SUPPLIED DATA
****

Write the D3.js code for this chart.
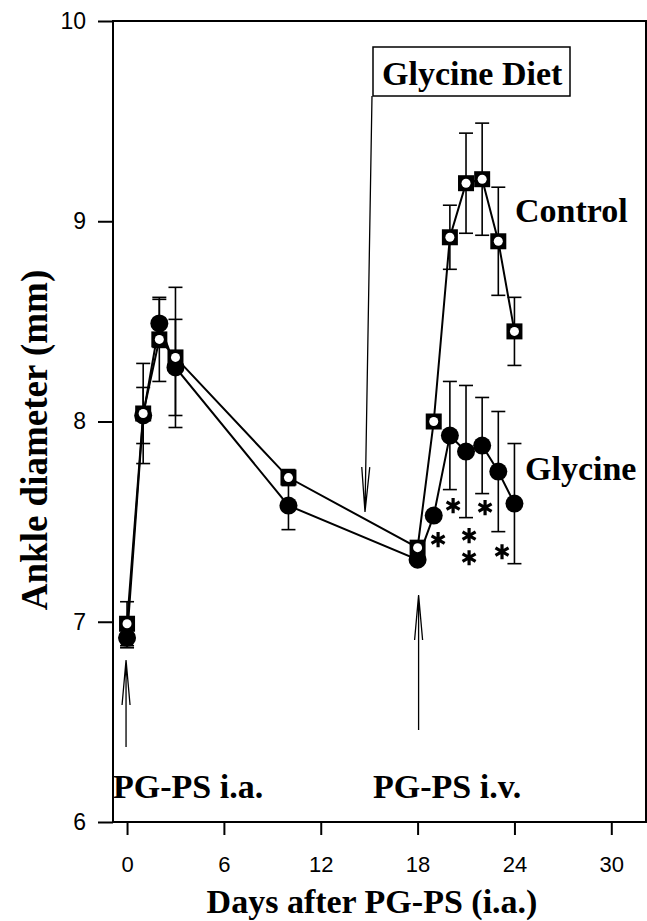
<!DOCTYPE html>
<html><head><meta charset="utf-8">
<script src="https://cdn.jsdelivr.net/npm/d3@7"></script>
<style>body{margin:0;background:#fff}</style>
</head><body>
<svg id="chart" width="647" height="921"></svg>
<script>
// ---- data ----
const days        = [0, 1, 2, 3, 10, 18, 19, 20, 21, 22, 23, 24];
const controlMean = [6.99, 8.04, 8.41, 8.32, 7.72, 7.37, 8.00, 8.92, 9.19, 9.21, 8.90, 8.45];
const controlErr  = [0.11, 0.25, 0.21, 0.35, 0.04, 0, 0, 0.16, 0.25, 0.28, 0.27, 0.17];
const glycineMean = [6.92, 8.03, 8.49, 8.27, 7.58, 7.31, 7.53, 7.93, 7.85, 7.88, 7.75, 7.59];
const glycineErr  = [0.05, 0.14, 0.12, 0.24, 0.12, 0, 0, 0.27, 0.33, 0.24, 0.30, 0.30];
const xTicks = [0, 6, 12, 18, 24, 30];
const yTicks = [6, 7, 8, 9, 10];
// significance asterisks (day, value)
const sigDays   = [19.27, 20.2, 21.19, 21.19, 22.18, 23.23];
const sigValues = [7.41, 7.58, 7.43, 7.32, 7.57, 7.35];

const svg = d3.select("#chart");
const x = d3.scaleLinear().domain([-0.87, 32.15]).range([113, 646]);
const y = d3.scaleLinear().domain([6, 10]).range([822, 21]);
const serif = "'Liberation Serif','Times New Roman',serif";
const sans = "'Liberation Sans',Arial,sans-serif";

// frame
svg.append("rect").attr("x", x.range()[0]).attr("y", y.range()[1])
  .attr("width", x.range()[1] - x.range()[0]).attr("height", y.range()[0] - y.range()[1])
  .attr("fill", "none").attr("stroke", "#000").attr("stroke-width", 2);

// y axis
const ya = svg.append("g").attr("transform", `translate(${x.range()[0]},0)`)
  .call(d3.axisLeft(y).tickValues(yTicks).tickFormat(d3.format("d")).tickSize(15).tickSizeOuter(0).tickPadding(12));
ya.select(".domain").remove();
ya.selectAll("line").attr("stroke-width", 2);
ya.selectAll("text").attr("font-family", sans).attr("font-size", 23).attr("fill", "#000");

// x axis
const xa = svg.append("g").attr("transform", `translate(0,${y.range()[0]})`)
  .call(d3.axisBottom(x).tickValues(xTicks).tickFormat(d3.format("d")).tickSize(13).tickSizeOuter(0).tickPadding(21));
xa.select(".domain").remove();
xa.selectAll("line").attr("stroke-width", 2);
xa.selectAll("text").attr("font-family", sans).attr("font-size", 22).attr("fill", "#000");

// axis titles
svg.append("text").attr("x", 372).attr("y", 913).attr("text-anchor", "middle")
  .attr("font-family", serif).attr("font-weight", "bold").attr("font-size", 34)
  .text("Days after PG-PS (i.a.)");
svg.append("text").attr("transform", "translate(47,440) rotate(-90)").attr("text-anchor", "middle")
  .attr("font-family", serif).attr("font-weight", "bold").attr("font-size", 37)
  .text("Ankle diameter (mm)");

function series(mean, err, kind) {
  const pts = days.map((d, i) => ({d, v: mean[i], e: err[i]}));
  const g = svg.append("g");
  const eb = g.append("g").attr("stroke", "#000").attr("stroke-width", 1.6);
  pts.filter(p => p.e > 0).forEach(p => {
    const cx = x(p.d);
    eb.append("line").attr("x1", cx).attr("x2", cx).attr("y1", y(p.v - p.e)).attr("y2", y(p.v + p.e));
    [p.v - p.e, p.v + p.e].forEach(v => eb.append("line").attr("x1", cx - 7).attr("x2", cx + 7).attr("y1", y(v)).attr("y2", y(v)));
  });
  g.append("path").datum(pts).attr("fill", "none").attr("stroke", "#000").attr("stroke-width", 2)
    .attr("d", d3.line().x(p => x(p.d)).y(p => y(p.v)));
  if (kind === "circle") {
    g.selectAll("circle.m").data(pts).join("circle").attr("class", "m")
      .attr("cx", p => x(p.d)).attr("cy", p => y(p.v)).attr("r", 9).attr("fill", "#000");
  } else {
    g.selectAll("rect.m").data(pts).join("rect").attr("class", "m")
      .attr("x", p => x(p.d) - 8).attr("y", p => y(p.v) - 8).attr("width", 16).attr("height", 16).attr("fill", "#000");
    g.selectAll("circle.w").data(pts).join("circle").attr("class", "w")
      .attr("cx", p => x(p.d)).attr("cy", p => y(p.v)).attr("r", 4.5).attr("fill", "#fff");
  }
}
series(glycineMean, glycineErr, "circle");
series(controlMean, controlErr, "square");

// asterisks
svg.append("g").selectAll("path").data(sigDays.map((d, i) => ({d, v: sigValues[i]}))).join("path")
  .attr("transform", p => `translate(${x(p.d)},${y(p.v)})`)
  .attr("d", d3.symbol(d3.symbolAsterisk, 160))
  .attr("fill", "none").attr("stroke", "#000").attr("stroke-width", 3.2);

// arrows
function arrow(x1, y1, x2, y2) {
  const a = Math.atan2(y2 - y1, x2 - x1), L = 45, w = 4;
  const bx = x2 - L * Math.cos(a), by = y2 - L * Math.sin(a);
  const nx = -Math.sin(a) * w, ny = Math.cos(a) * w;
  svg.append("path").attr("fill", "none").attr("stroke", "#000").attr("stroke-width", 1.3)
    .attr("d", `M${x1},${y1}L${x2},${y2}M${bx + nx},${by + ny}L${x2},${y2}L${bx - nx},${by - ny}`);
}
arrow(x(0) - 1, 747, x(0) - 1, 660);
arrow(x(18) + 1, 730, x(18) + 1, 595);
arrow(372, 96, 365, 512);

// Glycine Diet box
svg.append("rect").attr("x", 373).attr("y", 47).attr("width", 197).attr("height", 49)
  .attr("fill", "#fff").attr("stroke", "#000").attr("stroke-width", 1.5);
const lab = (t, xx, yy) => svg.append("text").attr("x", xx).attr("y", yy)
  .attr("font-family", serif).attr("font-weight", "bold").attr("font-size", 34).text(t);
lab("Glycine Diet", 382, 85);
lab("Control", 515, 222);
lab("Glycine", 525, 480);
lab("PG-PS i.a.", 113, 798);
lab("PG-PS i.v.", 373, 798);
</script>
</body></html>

****

STATED TASK
Return the whole listing, word for word, and leave out every picture.

EXERCISE SOLUTION
Write the D3.js code for this chart.
<!DOCTYPE html>
<html><head><meta charset="utf-8">
<script src="https://cdn.jsdelivr.net/npm/d3@7"></script>
<style>body{margin:0;background:#fff}</style>
</head><body>
<svg id="chart" width="647" height="921"></svg>
<script>
// ---- data ----
const days        = [0, 1, 2, 3, 10, 18, 19, 20, 21, 22, 23, 24];
const controlMean = [6.99, 8.04, 8.41, 8.32, 7.72, 7.37, 8.00, 8.92, 9.19, 9.21, 8.90, 8.45];
const controlErr  = [0.11, 0.25, 0.21, 0.35, 0.04, 0, 0, 0.16, 0.25, 0.28, 0.27, 0.17];
const glycineMean = [6.92, 8.03, 8.49, 8.27, 7.58, 7.31, 7.53, 7.93, 7.85, 7.88, 7.75, 7.59];
const glycineErr  = [0.05, 0.14, 0.12, 0.24, 0.12, 0, 0, 0.27, 0.33, 0.24, 0.30, 0.30];
const xTicks = [0, 6, 12, 18, 24, 30];
const yTicks = [6, 7, 8, 9, 10];
// significance asterisks (day, value)
const sigDays   = [19.27, 20.2, 21.19, 21.19, 22.18, 23.23];
const sigValues = [7.41, 7.58, 7.43, 7.32, 7.57, 7.35];

const svg = d3.select("#chart");
const x = d3.scaleLinear().domain([-0.87, 32.15]).range([113, 646]);
const y = d3.scaleLinear().domain([6, 10]).range([822, 21]);
const serif = "'Liberation Serif','Times New Roman',serif";
const sans = "'Liberation Sans',Arial,sans-serif";

// frame
svg.append("rect").attr("x", x.range()[0]).attr("y", y.range()[1])
  .attr("width", x.range()[1] - x.range()[0]).attr("height", y.range()[0] - y.range()[1])
  .attr("fill", "none").attr("stroke", "#000").attr("stroke-width", 2);

// y axis
const ya = svg.append("g").attr("transform", `translate(${x.range()[0]},0)`)
  .call(d3.axisLeft(y).tickValues(yTicks).tickFormat(d3.format("d")).tickSize(15).tickSizeOuter(0).tickPadding(12));
ya.select(".domain").remove();
ya.selectAll("line").attr("stroke-width", 2);
ya.selectAll("text").attr("font-family", sans).attr("font-size", 23).attr("fill", "#000");

// x axis
const xa = svg.append("g").attr("transform", `translate(0,${y.range()[0]})`)
  .call(d3.axisBottom(x).tickValues(xTicks).tickFormat(d3.format("d")).tickSize(13).tickSizeOuter(0).tickPadding(21));
xa.select(".domain").remove();
xa.selectAll("line").attr("stroke-width", 2);
xa.selectAll("text").attr("font-family", sans).attr("font-size", 22).attr("fill", "#000");

// axis titles
svg.append("text").attr("x", 372).attr("y", 913).attr("text-anchor", "middle")
  .attr("font-family", serif).attr("font-weight", "bold").attr("font-size", 34)
  .text("Days after PG-PS (i.a.)");
svg.append("text").attr("transform", "translate(47,440) rotate(-90)").attr("text-anchor", "middle")
  .attr("font-family", serif).attr("font-weight", "bold").attr("font-size", 37)
  .text("Ankle diameter (mm)");

function series(mean, err, kind) {
  const pts = days.map((d, i) => ({d, v: mean[i], e: err[i]}));
  const g = svg.append("g");
  const eb = g.append("g").attr("stroke", "#000").attr("stroke-width", 1.6);
  pts.filter(p => p.e > 0).forEach(p => {
    const cx = x(p.d);
    eb.append("line").attr("x1", cx).attr("x2", cx).attr("y1", y(p.v - p.e)).attr("y2", y(p.v + p.e));
    [p.v - p.e, p.v + p.e].forEach(v => eb.append("line").attr("x1", cx - 7).attr("x2", cx + 7).attr("y1", y(v)).attr("y2", y(v)));
  });
  g.append("path").datum(pts).attr("fill", "none").attr("stroke", "#000").attr("stroke-width", 2)
    .attr("d", d3.line().x(p => x(p.d)).y(p => y(p.v)));
  if (kind === "circle") {
    g.selectAll("circle.m").data(pts).join("circle").attr("class", "m")
      .attr("cx", p => x(p.d)).attr("cy", p => y(p.v)).attr("r", 9).attr("fill", "#000");
  } else {
    g.selectAll("rect.m").data(pts).join("rect").attr("class", "m")
      .attr("x", p => x(p.d) - 8).attr("y", p => y(p.v) - 8).attr("width", 16).attr("height", 16).attr("fill", "#000");
    g.selectAll("circle.w").data(pts).join("circle").attr("class", "w")
      .attr("cx", p => x(p.d)).attr("cy", p => y(p.v)).attr("r", 4.5).attr("fill", "#fff");
  }
}
series(glycineMean, glycineErr, "circle");
series(controlMean, controlErr, "square");

// asterisks
svg.append("g").selectAll("path").data(sigDays.map((d, i) => ({d, v: sigValues[i]}))).join("path")
  .attr("transform", p => `translate(${x(p.d)},${y(p.v)})`)
  .attr("d", d3.symbol(d3.symbolAsterisk, 160))
  .attr("fill", "none").attr("stroke", "#000").attr("stroke-width", 3.2);

// arrows
function arrow(x1, y1, x2, y2) {
  const a = Math.atan2(y2 - y1, x2 - x1), L = 45, w = 4;
  const bx = x2 - L * Math.cos(a), by = y2 - L * Math.sin(a);
  const nx = -Math.sin(a) * w, ny = Math.cos(a) * w;
  svg.append("path").attr("fill", "none").attr("stroke", "#000").attr("stroke-width", 1.3)
    .attr("d", `M${x1},${y1}L${x2},${y2}M${bx + nx},${by + ny}L${x2},${y2}L${bx - nx},${by - ny}`);
}
arrow(x(0) - 1, 747, x(0) - 1, 660);
arrow(x(18) + 1, 730, x(18) + 1, 595);
arrow(372, 96, 365, 512);

// Glycine Diet box
svg.append("rect").attr("x", 373).attr("y", 47).attr("width", 197).attr("height", 49)
  .attr("fill", "#fff").attr("stroke", "#000").attr("stroke-width", 1.5);
const lab = (t, xx, yy) => svg.append("text").attr("x", xx).attr("y", yy)
  .attr("font-family", serif).attr("font-weight", "bold").attr("font-size", 34).text(t);
lab("Glycine Diet", 382, 85);
lab("Control", 515, 222);
lab("Glycine", 525, 480);
lab("PG-PS i.a.", 113, 798);
lab("PG-PS i.v.", 373, 798);
</script>
</body></html>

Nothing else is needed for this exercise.